Items listed in a dataset:
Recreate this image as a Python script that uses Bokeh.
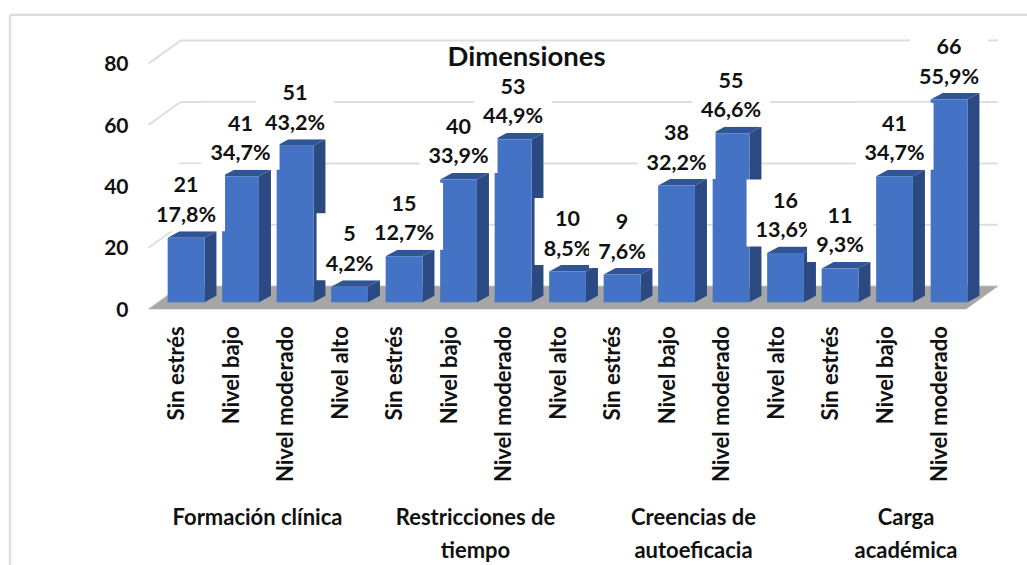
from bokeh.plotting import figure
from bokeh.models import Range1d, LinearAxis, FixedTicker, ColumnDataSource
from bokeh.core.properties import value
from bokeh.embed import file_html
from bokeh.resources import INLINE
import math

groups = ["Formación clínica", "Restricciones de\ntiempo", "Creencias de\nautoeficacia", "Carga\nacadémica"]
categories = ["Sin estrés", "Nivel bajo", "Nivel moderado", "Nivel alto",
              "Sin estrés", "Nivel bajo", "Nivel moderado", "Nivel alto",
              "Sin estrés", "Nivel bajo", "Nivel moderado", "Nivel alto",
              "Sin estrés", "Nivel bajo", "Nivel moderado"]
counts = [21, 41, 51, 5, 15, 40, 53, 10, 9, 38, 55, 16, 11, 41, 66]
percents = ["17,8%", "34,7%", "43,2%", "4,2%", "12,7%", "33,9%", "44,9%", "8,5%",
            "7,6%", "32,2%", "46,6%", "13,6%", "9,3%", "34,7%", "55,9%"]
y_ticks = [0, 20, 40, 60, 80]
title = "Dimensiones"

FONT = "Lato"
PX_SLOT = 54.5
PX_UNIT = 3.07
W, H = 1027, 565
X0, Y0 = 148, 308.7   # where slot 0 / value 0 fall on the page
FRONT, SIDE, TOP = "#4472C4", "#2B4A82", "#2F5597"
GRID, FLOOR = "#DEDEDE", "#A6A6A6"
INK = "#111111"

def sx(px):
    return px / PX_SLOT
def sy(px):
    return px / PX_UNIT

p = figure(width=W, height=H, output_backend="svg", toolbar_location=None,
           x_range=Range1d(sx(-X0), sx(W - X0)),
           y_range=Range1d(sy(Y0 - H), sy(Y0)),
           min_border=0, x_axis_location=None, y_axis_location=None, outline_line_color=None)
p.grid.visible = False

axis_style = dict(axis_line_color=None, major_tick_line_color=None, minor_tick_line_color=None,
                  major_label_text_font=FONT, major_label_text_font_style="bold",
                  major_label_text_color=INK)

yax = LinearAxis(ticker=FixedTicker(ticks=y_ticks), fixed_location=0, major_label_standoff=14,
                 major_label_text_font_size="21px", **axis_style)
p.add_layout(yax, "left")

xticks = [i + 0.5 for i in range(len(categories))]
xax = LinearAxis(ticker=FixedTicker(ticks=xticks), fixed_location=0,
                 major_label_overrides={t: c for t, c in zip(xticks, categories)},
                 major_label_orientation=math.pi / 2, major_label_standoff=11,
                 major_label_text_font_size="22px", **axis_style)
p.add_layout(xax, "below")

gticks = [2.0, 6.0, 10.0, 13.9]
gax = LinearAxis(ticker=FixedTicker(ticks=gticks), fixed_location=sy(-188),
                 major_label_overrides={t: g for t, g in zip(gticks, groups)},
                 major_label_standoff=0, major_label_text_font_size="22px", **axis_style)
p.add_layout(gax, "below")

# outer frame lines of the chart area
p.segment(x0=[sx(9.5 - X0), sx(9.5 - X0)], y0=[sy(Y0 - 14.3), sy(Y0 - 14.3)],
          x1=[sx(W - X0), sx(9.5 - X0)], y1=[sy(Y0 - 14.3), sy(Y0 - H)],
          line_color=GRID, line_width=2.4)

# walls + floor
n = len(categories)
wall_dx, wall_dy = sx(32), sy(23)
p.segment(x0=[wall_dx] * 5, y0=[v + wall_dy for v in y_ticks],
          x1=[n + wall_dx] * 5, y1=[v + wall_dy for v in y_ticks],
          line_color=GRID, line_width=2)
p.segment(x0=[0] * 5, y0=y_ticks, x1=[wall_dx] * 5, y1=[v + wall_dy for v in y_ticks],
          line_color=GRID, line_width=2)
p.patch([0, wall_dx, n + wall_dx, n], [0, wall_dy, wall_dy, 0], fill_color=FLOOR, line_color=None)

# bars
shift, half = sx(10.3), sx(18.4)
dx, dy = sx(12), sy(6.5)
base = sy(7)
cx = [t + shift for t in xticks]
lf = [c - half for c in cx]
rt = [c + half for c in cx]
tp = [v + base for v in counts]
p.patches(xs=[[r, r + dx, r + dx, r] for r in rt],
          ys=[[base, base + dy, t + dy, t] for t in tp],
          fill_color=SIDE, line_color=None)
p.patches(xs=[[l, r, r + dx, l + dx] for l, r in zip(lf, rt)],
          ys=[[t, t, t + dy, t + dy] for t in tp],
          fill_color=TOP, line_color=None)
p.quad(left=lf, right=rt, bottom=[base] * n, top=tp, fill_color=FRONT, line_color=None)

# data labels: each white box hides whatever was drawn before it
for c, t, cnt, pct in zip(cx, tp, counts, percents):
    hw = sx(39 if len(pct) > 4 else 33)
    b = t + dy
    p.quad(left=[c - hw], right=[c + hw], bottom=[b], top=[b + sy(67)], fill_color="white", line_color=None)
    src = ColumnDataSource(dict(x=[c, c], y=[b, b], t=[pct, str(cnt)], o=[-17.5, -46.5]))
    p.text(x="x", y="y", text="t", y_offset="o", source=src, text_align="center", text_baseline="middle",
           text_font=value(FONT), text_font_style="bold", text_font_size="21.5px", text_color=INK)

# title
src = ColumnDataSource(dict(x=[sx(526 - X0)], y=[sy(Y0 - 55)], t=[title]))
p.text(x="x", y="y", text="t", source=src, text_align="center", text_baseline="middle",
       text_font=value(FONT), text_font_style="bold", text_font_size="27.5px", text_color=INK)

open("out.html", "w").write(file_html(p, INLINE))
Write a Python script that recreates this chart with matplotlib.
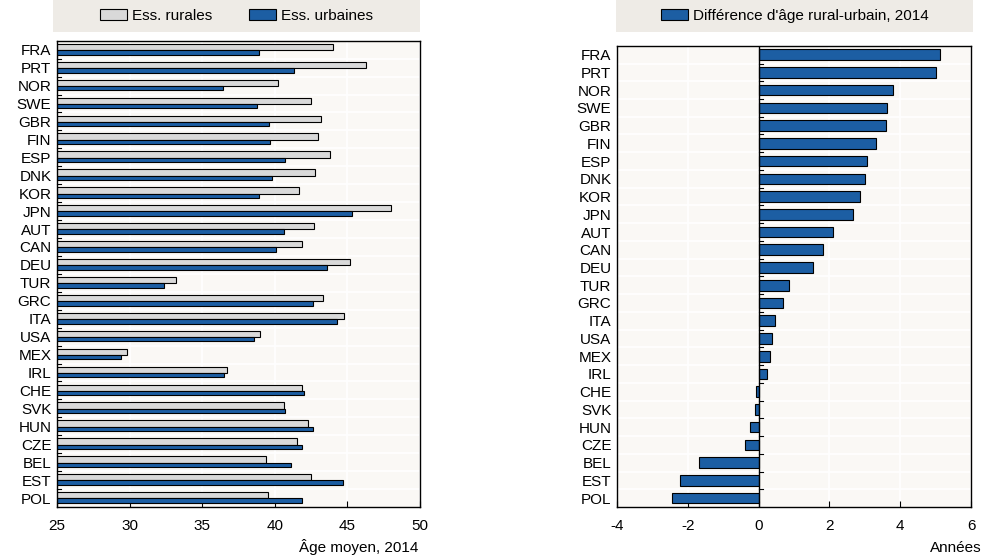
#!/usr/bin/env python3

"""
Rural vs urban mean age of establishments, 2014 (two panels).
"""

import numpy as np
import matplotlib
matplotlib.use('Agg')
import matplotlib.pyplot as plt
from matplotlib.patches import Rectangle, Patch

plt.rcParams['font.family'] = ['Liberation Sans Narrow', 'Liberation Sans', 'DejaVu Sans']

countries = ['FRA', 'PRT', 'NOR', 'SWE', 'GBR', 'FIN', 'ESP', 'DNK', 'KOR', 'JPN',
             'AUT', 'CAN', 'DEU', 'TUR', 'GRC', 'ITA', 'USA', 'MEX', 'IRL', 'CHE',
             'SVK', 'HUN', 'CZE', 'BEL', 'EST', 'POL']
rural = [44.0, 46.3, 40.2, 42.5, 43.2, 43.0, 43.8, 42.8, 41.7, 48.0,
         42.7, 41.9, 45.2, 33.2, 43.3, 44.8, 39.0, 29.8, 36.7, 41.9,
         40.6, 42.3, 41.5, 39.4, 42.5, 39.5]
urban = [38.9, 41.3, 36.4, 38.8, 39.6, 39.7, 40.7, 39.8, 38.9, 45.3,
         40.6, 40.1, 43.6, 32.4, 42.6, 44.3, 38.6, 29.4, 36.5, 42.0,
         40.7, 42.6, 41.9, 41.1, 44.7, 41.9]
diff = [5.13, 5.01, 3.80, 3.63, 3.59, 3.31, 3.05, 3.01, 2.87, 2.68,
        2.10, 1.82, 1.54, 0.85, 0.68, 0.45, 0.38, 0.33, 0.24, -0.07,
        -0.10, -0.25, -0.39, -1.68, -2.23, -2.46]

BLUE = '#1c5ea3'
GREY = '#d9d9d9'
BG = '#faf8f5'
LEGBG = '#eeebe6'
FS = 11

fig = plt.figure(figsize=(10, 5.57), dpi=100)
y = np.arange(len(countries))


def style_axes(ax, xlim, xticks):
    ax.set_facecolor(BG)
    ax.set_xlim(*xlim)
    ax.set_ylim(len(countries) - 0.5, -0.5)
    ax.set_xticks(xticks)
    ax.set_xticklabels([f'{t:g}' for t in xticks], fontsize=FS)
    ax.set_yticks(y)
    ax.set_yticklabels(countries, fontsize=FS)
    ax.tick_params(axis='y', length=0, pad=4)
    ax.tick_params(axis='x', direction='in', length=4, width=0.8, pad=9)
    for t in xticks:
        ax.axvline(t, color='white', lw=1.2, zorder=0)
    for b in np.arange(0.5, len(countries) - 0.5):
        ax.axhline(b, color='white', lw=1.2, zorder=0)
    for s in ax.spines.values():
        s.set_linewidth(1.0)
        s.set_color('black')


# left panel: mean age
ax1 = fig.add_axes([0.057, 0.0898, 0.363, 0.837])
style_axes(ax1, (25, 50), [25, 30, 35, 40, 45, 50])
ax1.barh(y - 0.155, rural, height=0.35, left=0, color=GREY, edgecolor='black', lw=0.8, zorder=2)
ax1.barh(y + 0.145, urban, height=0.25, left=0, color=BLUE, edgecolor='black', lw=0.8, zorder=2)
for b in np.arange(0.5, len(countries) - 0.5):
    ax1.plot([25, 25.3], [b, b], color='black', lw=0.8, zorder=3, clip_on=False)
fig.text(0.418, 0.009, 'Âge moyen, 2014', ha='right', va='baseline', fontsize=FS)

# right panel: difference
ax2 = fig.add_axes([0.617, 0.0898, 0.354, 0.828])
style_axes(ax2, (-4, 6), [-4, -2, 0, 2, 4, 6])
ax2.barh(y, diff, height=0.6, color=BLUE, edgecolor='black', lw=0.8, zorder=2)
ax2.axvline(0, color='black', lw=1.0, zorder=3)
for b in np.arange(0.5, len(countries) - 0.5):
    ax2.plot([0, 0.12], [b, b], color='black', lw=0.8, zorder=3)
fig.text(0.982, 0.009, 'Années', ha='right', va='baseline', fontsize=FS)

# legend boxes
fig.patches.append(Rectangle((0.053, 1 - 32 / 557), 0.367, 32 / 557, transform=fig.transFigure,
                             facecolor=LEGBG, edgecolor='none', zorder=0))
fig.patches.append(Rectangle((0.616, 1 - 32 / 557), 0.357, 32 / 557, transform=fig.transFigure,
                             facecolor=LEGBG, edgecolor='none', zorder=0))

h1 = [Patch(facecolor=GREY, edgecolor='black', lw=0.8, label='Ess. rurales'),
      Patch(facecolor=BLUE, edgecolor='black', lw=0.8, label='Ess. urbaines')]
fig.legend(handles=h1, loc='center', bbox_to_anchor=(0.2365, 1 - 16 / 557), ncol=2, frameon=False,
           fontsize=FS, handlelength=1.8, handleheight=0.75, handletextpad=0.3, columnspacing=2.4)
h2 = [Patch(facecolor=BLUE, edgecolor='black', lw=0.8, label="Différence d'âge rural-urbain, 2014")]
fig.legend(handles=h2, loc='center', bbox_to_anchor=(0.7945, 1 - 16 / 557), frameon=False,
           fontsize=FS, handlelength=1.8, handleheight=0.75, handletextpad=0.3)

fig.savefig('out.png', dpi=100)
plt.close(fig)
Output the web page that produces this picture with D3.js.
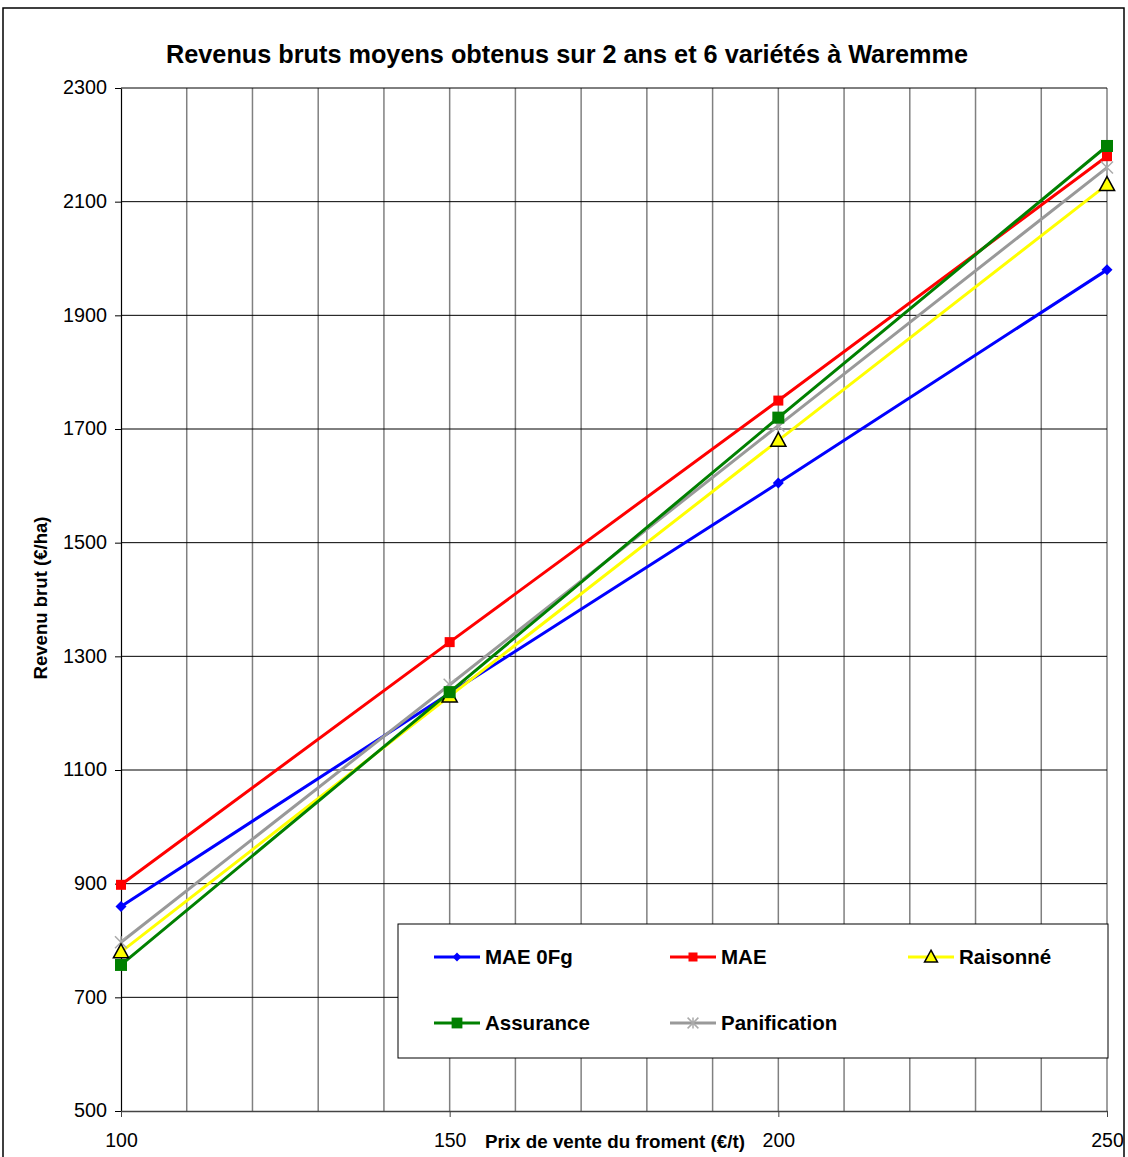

**TO DO**
Give back exactly the lines from the first line of the data through the line with "import math", pictures excluded.

**COMPLETE ANSWER**
Recreate this image as a Python script that uses Bokeh.
from bokeh.plotting import figure
from bokeh.models import Range1d, LinearAxis, FixedTicker, ColumnDataSource
from bokeh.core.properties import value
from bokeh.embed import file_html
from bokeh.resources import INLINE
import math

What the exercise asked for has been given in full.